Kinetic isotope effects in H2O2 self-decomposition: Implications for triple oxygen isotope systematics of secondary minerals in the solar system

Hydrogen peroxide (H2O2) is a ubiquitous molecule in nature that shapes the redox state of planetary surfaces. Given that H2O2 is a major oxidant, isotope effects associated with H2O2 chemistry play a key role in determining triple oxygen isotopic compositions (δ17O and δ18O) of secondary aerosols and minerals, which are powerful proxies for understanding terrestrial/Martian atmospheric chemistry, and chemical evolution in the solar nebular. However, isotope effects in H2O2 self-decomposition processes, which actively occur in nature due to the thermal instability of H2O2, remains poorly understood.
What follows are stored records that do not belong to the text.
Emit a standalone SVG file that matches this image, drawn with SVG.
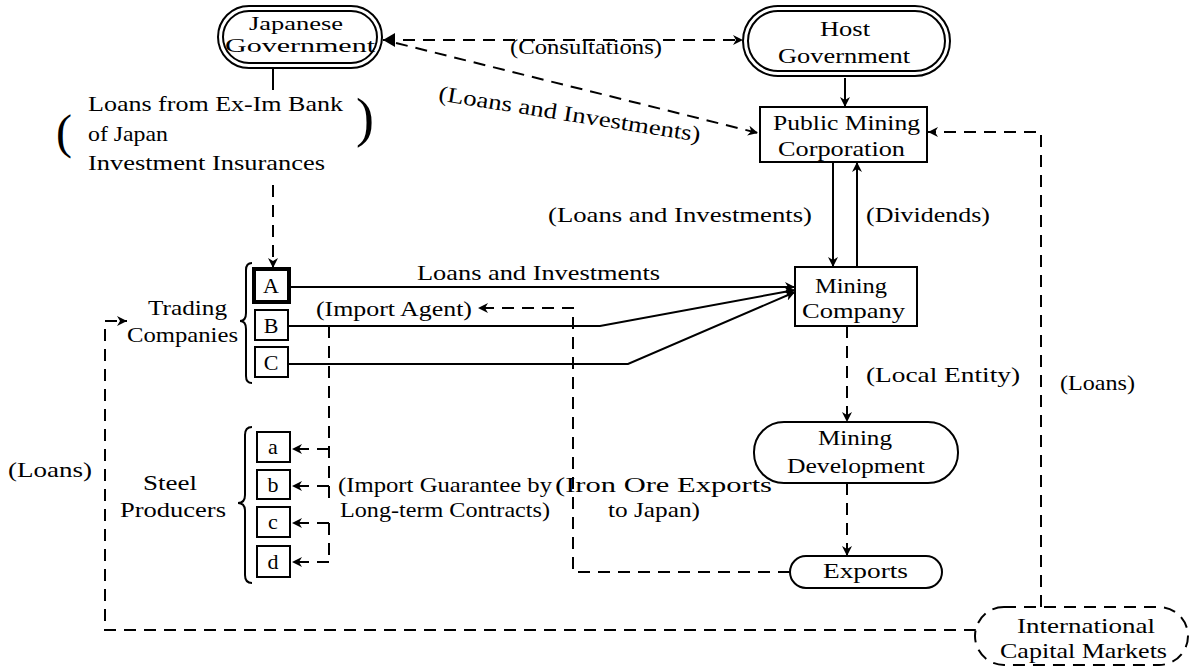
<svg xmlns="http://www.w3.org/2000/svg" width="1191" height="667" viewBox="0 0 1191 667">
<style>
.t{font-family:"Liberation Serif","Times New Roman",serif;font-size:22px;fill:#000}
.s{font-size:18px}
.k{font-size:22px}
.n{fill:none;stroke:#000;stroke-width:2}
.b{fill:#fff;stroke:#000;stroke-width:2}
.d{stroke-dasharray:12 8}
</style>
<defs>
<marker id="ah" markerWidth="11" markerHeight="10" refX="10" refY="5" orient="auto" markerUnits="userSpaceOnUse">
<path d="M0,0 L10,5 L0,10 L3,5 z" fill="#000"/>
</marker>
<marker id="ab" markerWidth="13" markerHeight="14" refX="12" refY="7" orient="auto-start-reverse" markerUnits="userSpaceOnUse">
<path d="M0,0 L12,7 L0,14 z" fill="#000"/>
</marker>
</defs>
<rect width="1191" height="667" fill="#fff"/>

<g id="connectors">
<path class="n d" d="M383,40 H743" marker-start="url(#ab)" marker-end="url(#ah)"/>
<path class="n d" d="M396,43 L758,133" marker-end="url(#ah)"/>
<path class="n" d="M273,68 V90"/>
<path class="n d" d="M273,185 V268" marker-end="url(#ah)"/>
<path class="n" d="M845,78 V107" marker-end="url(#ah)"/>
<path class="n" d="M833,162 V267" marker-end="url(#ah)"/>
<path class="n" d="M857,267 V162" marker-end="url(#ah)"/>
<path class="n d" d="M1041,607 V132 H928" marker-end="url(#ah)"/>
<path class="n" d="M291,287 H795" marker-end="url(#ah)"/>
<path class="n" d="M289,326 H600 L795,290" marker-end="url(#ah)"/>
<path class="n" d="M289,364 H628 L795,292" marker-end="url(#ah)"/>
<path class="n d" d="M790,572 H573 V308 H478" marker-end="url(#ah)"/>
<path class="n d" d="M329,326 V500"/>
<path class="n d" d="M329,449 H292" marker-end="url(#ah)"/>
<path class="n d" d="M329,486 H292" marker-end="url(#ah)"/>
<path class="n d" d="M329,523 V562"/>
<path class="n d" d="M329,523 H292" marker-end="url(#ah)"/>
<path class="n d" d="M329,562 H292" marker-end="url(#ah)"/>
<path class="n d" d="M847,326 V422" marker-end="url(#ah)"/>
<path class="n d" d="M847,483 V556" marker-end="url(#ah)"/>
<path class="n d" d="M976,630 H105 V321 H127" marker-end="url(#ah)"/>
</g>

<g id="labels">
<text class="t" x="510" y="54" textLength="152" lengthAdjust="spacingAndGlyphs">(Consultations)</text>
<text class="t" transform="translate(568,121) rotate(9)" x="-132" y="0" textLength="265" lengthAdjust="spacingAndGlyphs">(Loans and Investments)</text>
<text class="t" x="548" y="222" textLength="264" lengthAdjust="spacingAndGlyphs">(Loans and Investments)</text>
<text class="t" x="866" y="222" textLength="124" lengthAdjust="spacingAndGlyphs">(Dividends)</text>
<text class="t" x="417" y="280" textLength="243" lengthAdjust="spacingAndGlyphs">Loans and Investments</text>
<text class="t" x="316" y="316" textLength="156" lengthAdjust="spacingAndGlyphs">(Import Agent)</text>
<text class="t" x="866" y="382" textLength="154" lengthAdjust="spacingAndGlyphs">(Local Entity)</text>
<text class="t" x="1060" y="390" textLength="75" lengthAdjust="spacingAndGlyphs">(Loans)</text>
<text class="t" x="8" y="477" textLength="84" lengthAdjust="spacingAndGlyphs">(Loans)</text>
<text class="t" x="338" y="492" textLength="214" lengthAdjust="spacingAndGlyphs">(Import Guarantee by</text>
<text class="t" x="340" y="517" textLength="210" lengthAdjust="spacingAndGlyphs">Long-term Contracts)</text>
<text class="t" x="555" y="492" textLength="217" lengthAdjust="spacingAndGlyphs">(Iron Ore Exports</text>
<text class="t" x="608" y="517" textLength="92" lengthAdjust="spacingAndGlyphs">to Japan)</text>
<text class="t" x="88" y="111" textLength="255" lengthAdjust="spacingAndGlyphs">Loans from Ex-Im Bank</text>
<text class="t" x="88" y="141" textLength="80" lengthAdjust="spacingAndGlyphs">of Japan</text>
<text class="t" x="88" y="170" textLength="237" lengthAdjust="spacingAndGlyphs">Investment Insurances</text>
<text class="t" x="56" y="148" style="font-size:48px">(</text>
<text class="t" x="356" y="136" style="font-size:54px">)</text>
</g>

<g id="japanese-government">
<rect class="b" x="218" y="6" width="164" height="62" rx="31"/>
<rect class="n" x="223" y="11" width="154" height="52" rx="26"/>
<text class="t s" x="249" y="30" textLength="94" lengthAdjust="spacingAndGlyphs">Japanese</text>
<text class="t s" x="225" y="52" textLength="150" lengthAdjust="spacingAndGlyphs">Government</text>
</g>

<g id="host-government">
<rect class="b" x="743" y="6" width="207" height="70" rx="35"/>
<rect class="n" x="748" y="11" width="197" height="60" rx="30"/>
<text class="t" x="820" y="36" textLength="50" lengthAdjust="spacingAndGlyphs">Host</text>
<text class="t" x="778" y="63" textLength="132" lengthAdjust="spacingAndGlyphs">Government</text>
</g>

<g id="public-mining-corporation">
<rect class="b" x="760" y="107" width="167" height="55"/>
<text class="t" x="773" y="130" textLength="147" lengthAdjust="spacingAndGlyphs">Public Mining</text>
<text class="t" x="778" y="156" textLength="127" lengthAdjust="spacingAndGlyphs">Corporation</text>
</g>

<g id="mining-company">
<rect class="b" x="795" y="267" width="122" height="59"/>
<text class="t" x="815" y="293" textLength="72" lengthAdjust="spacingAndGlyphs">Mining</text>
<text class="t" x="802" y="318" textLength="103" lengthAdjust="spacingAndGlyphs">Company</text>
</g>

<g id="trading-companies">
<text class="t" x="148" y="315" textLength="79" lengthAdjust="spacingAndGlyphs">Trading</text>
<text class="t" x="127" y="342" textLength="111" lengthAdjust="spacingAndGlyphs">Companies</text>
<path class="n" d="M252,263 Q246,263 246,270 V313 Q246,321 240,321 Q246,321 246,329 V376 Q246,383 252,383"/>
</g>
<g id="company-A">
<rect x="254" y="269" width="35" height="33" fill="#fff" stroke="#000" stroke-width="4"/>
<text class="t k" x="271" y="293" text-anchor="middle">A</text>
</g>
<g id="company-B">
<rect class="b" x="255" y="310" width="33" height="30"/>
<text class="t k" x="271" y="333" text-anchor="middle">B</text>
</g>
<g id="company-C">
<rect class="b" x="255" y="347" width="33" height="30"/>
<text class="t k" x="271" y="370" text-anchor="middle">C</text>
</g>

<g id="steel-producers">
<text class="t" x="143" y="490" textLength="54" lengthAdjust="spacingAndGlyphs">Steel</text>
<text class="t" x="120" y="517" textLength="106" lengthAdjust="spacingAndGlyphs">Producers</text>
<path class="n" d="M252,427 Q245,427 245,435 V495 Q245,503 238,503 Q245,503 245,511 V575 Q245,583 252,583"/>
</g>
<g id="producer-a">
<rect class="b" x="257" y="432" width="33" height="30"/>
<text class="t k" x="273" y="454" text-anchor="middle">a</text>
</g>
<g id="producer-b">
<rect class="b" x="257" y="470" width="33" height="29"/>
<text class="t k" x="273" y="492" text-anchor="middle">b</text>
</g>
<g id="producer-c">
<rect class="b" x="257" y="507" width="33" height="30"/>
<text class="t k" x="273" y="529" text-anchor="middle">c</text>
</g>
<g id="producer-d">
<rect class="b" x="257" y="546" width="33" height="31"/>
<text class="t k" x="273" y="569" text-anchor="middle">d</text>
</g>

<g id="mining-development">
<rect class="b" x="754" y="422" width="204" height="61" rx="30"/>
<text class="t" x="818" y="445" textLength="74" lengthAdjust="spacingAndGlyphs">Mining</text>
<text class="t" x="787" y="473" textLength="138" lengthAdjust="spacingAndGlyphs">Development</text>
</g>

<g id="exports">
<rect class="b" x="790" y="556" width="152" height="32" rx="16"/>
<text class="t" x="823" y="578" textLength="85" lengthAdjust="spacingAndGlyphs">Exports</text>
</g>

<g id="international-capital-markets">
<rect class="b d" x="975" y="607" width="213" height="58" rx="29"/>
<text class="t" x="1017" y="633" textLength="138" lengthAdjust="spacingAndGlyphs">International</text>
<text class="t" x="1000" y="658" textLength="167" lengthAdjust="spacingAndGlyphs">Capital Markets</text>
</g>
</svg>
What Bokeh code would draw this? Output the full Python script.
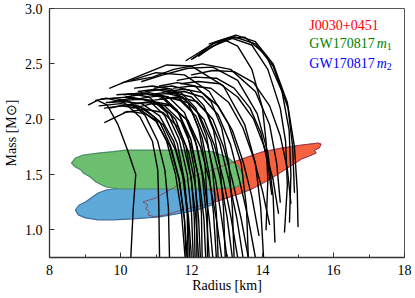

Here, we report a hitherto overlooked large and mass-dependent isotope fractionation in aqueous H2O2 self-decomposition processes quantified in a series of kinetic experiments. δ18O in remaining H2O2 is several tens of per mil (‰) with respective to initial H2O2. By synthesizing triple oxygen isotope measurements of natural H2O2, ozone, various oxyanions formed in the atmosphere (sulfate, nitrate, perchlorate, and carbonate), and oxygen-bearing secondary minerals in meteorites, we find that a decoupled Δ17O–δ18O pattern in natural H2O2 is attributed in part to the high degree of mass-dependent δ18O variation in H2O2 decomposition, and further argue that this unique signature may play a crucial role in triple oxygen isotope systematics in a board spectrum of secondary minerals in our solar system including aerosols, sediments, and meteorites. Our results shed fresh insights into recent debates on the role of H2O2 in the formation of these secondary minerals in the modern Earth, geological past, and other planets. The isotope effect experimentally quantified in this study are needed for future improvements of planetary atmosphere and solar nebular evolution models. We highlight the importance of further experimental and theoretical efforts to quantify isotope effects in H2O2 chemistry that are representative of natural systems.